While a overall count of government staff is difficult to judge, HURFOM field reporters have confirmed that there are over 2000 civil servants who are currently carrying out their duties in each of the townships of Ye, Ye Pyu, some parts of Mudon, and eastern Kyaik-ma-yaw. Similarly a HURFOM researcher estimated that in TPP Town alone there are 120 soldiers for the local battalion, 50 police officers, 50 teachers and educational staff, and small numbers of staff from at least 20 governmental offices. One local school teacher estimates that there are at least 300 civil servants in Three Pagoda Pass (TPP) Town.

With the election only a day old, and fighting erupting on the border, the widespread  implementation of a policy of forced voting amongst government administration, and other election manipulation, appears to be the largest lingering question that will determine the election impacts.

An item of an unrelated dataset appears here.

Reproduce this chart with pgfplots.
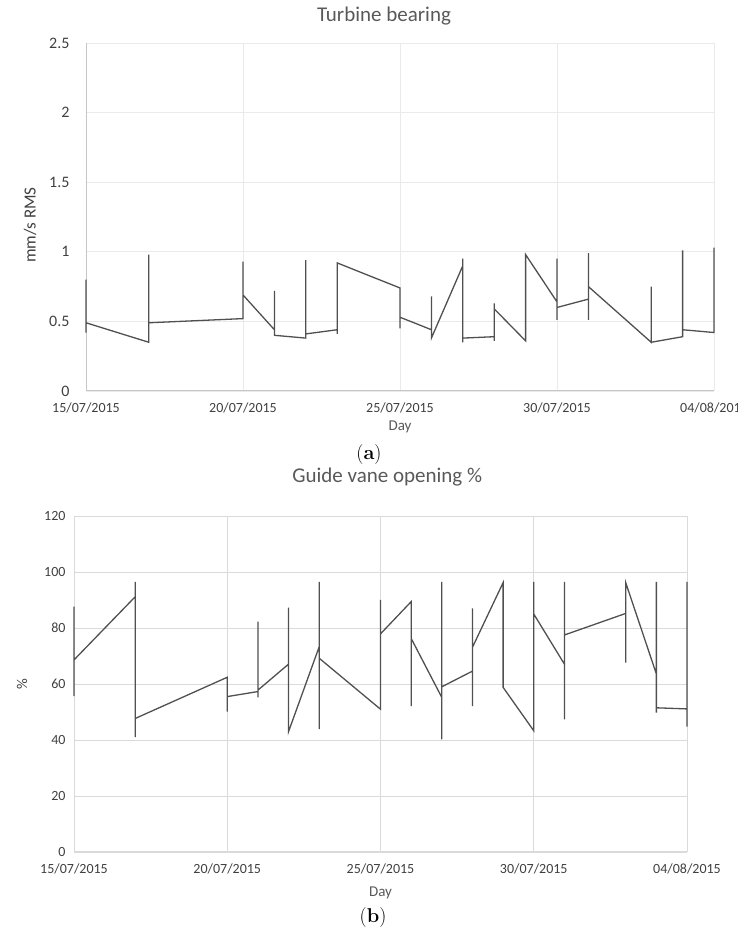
\documentclass[border=0pt]{standalone}
\usepackage{fontspec}
\newfontfamily\calibri{Carlito}
\usepackage{pgfplots}
\pgfplotsset{compat=1.18}
\definecolor{txt}{HTML}{404040}
\definecolor{ttl}{HTML}{595959}
\definecolor{ser}{HTML}{505050}
\definecolor{gridA}{HTML}{EAEAEA}
\definecolor{gridB}{HTML}{DADADA}
\definecolor{axA}{HTML}{C6C6C6}

\pgfplotsset{
  daychart/.style={
    scale only axis, clip=false,
    xmin=0, xmax=20,
    xtick={0,5,10,15,20},
    xticklabels={15/07/2015,20/07/2015,25/07/2015,30/07/2015,04/08/2015},
    grid=major,
    major tick length=0, tick style={draw=none},
    axis x line*=bottom, axis y line*=left,
    axis line style={-, line width=1pt},
    /pgf/number format/assume math mode=true,
    xticklabel style={font=\calibri\fontsize{14}{16}\selectfont, text=txt},
    title style={font=\calibri\fontsize{21}{24}\selectfont, text=ttl, anchor=center},
    xlabel={Day},
    xlabel style={font=\calibri\fontsize{15}{17}\selectfont, text=ttl,
      at={(axis description cs:0.5,0)}, anchor=center},
    ylabel style={font=\calibri\fontsize{15}{17}\selectfont, text=txt, anchor=center},
  }
}

\begin{document}
\begin{tikzpicture}
\path[use as bounding box] (0pt,0pt) rectangle (737pt,941pt);

% (a) turbine bearing vibration
\begin{axis}[daychart,
  at={(86pt,550pt)}, anchor=south west,
  width=628pt, height=348pt,
  ymin=0, ymax=2.5, ytick={0,0.5,1,1.5,2,2.5},
  major grid style={draw=gridA, line width=0.9pt},
  axis line style={draw=axA},
  yticklabel style={font=\calibri\fontsize{16}{18}\selectfont, text=txt, xshift=-13pt},
  xticklabel style={yshift=-8pt},
  title={Turbine bearing},
  title style={at={(axis description cs:0.4745,1)}, yshift=21pt},
  xlabel style={yshift=-36pt},
  ylabel={mm/s RMS},
  ylabel style={font=\calibri\fontsize{17}{19}\selectfont, at={(axis description cs:-0.0892,0.477)}},
]
\addplot[ser, line width=1.3pt] coordinates {
  (0,0.80) (0,0.42) (0,0.49) (2,0.35) (2,0.98) (2,0.49) (5,0.52) (5,0.93)
  (5,0.69) (6,0.44) (6,0.72) (6,0.40) (7,0.38) (7,0.94) (7,0.41) (8,0.44)
  (8,0.41) (8,0.92) (10,0.74) (10,0.45) (10,0.53) (11,0.44) (11,0.68)
  (11,0.38) (12,0.90) (12,0.95) (12,0.35) (12,0.38) (13,0.39) (13,0.36)
  (13,0.63) (13,0.59) (14,0.36) (14,0.98) (15,0.64) (15,0.95) (15,0.51)
  (15,0.60) (16,0.66) (16,0.51) (16,0.99) (16,0.75) (18,0.35) (18,0.75)
  (18,0.35) (19,0.39) (19,1.01) (19,0.44) (20,0.42) (20,1.03)
};
\end{axis}

% (b) guide vane opening
\begin{axis}[daychart,
  at={(74pt,89pt)}, anchor=south west,
  width=613pt, height=336pt,
  ymin=0, ymax=120, ytick={0,20,40,60,80,100,120},
  major grid style={draw=gridB, line width=0.9pt},
  axis line style={draw=gridB},
  yticklabel style={font=\calibri\fontsize{14}{16}\selectfont, text=txt, xshift=-5pt},
  xticklabel style={yshift=-8pt},
  title={Guide vane opening \%},
  title style={at={(axis description cs:0.511,1)}, yshift=33pt},
  xlabel style={yshift=-41pt},
  ylabel={\%},
  ylabel style={at={(axis description cs:-0.0848,0.5)}},
]
\addplot[ser, line width=1.3pt] coordinates {
  (0,87.6) (0,55.7) (0,68.6) (2,91.2) (2,96.5) (2,41.0) (2,47.7) (5,62.4)
  (5,50.1) (5,55.5) (6,57.3) (6,82.3) (6,55.2) (6,57.8) (7,67.1) (7,87.3)
  (7,43.0) (8,73.3) (8,96.5) (8,43.9) (8,69.2) (10,51.0) (10,90.0) (10,77.9)
  (11,89.4) (11,52.1) (11,76.3) (12,55.2) (12,96.5) (12,40.2) (12,59.0)
  (13,64.6) (13,87.0) (13,52.1) (13,73.1) (14,96.2) (14,58.8) (15,43.3)
  (15,96.5) (15,85.0) (16,67.1) (16,96.5) (16,47.4) (16,77.5) (18,85.2)
  (18,67.6) (18,96.2) (19,63.6) (19,96.5) (19,49.8) (19,51.5) (20,51.1)
  (20,96.5) (20,44.8) (20,77.4)
};
\end{axis}

\node[font=\fontsize{20}{23}\selectfont] at (369pt,486pt) {(\textbf{a})};
\node[font=\fontsize{20}{23}\selectfont] at (373pt,23pt) {(\textbf{b})};
\end{tikzpicture}
\end{document}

While the SPDC banned international observers for nearly all poling stations, the regime did allow party observers. However, with the extremely low voter turn out, and reports that some of those who did attend voided their ballots, the question of what impact these pre-election ballots will have remains high. As noted in the accounts above, civil servants who were forced into pre-voting situations were certain that their ballot had been cast in favor of the USDP.  It is likely that with current regime employing at least 10% of the national population (civil servants and military personnel) the impact these manipulated ballots will have on the election will high.

[1] The ballot described is actually different from ballots used on November 7th. The November 7th ballots are larger one piece sheets in an A4 size.  The advanced vote ballots are smaller, and have two halves. On one, villagers must put their names and their ID number, while on the other they are given the party options to vote, a box to tick, and also a place for their ID number.